Induction motors can be controlled in many ways. The simplest methods are based on changing the structure of stator winding. Using the so-called wye-delta switch, the starting current can easily be reduced. Another type of switch allows emulation of a gear change by the already-mentioned pole changing, that is, changing the number of magnetic poles of the
stator. However, in modern ASDs, it is the stator voltage and current that are subject to control. These, in the steady state, are defined by their magnitude and frequency; and if these are the parameters that are adjusted, the control technique belongs in the class of scalar control methods. A rapid change in the magnitude or frequency may produce undesirable transient effects, for example a disturbance of the normally constant motor torque. This, fortunately, is not important in low-performance ASDs, such as those of pumps, fans, or blowers. There, typically, the motor speed is open-loop controlled, with no speed sensor required (although current sensors are usually employed in overcurrent protection circuits).

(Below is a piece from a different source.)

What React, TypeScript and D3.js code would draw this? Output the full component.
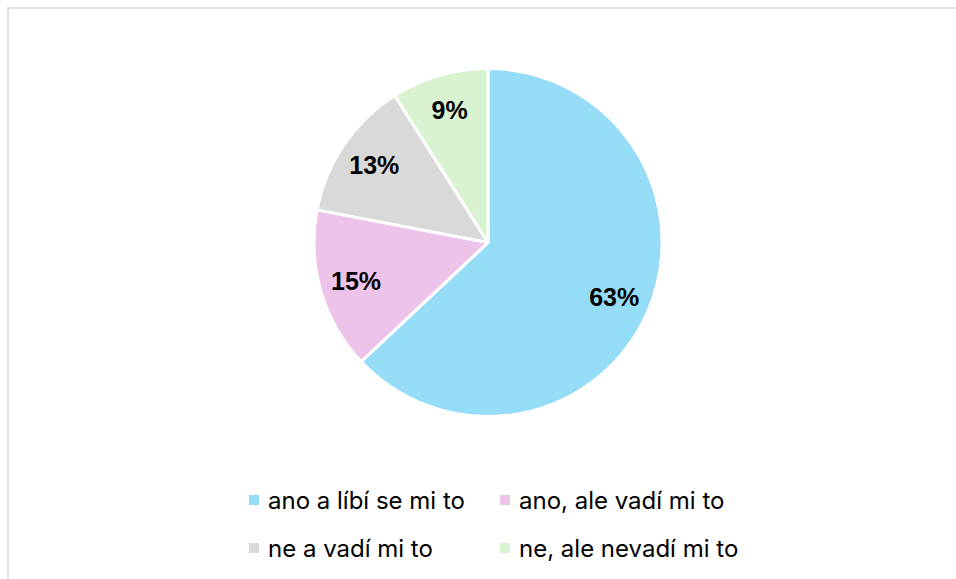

In high-performance drive systems,

in which control variables include the torque developed in the motor, vector control methods are necessary. The concept of space vectors of motor quantities will be explained later. Here, it is enough to say that a vector represents instantaneous values of the corresponding three-phase variables. For instance, the vector of stator current is obtained from the currents in all three phases of the stator and, conversely, all three phase currents can be determined from the current vector. In vector control schemes, space vectors of three-phase motor variables are manipulated according to the control algorithm. Such an approach is primarily designed for maintaining continuity of the torque control during transient states of the drive system.

Needless to say,

vector control systems are more complex than those realizing the scalar control. Voltage and current sensors are always used; and, for the highest level of performance of the ASD, speed and position sensors may be necessary as well. Today, practically all control systems for electric motors are based on digital integrated circuits of some kind, such as microcomputers, microcontrollers, or digital signal processors (DSPs).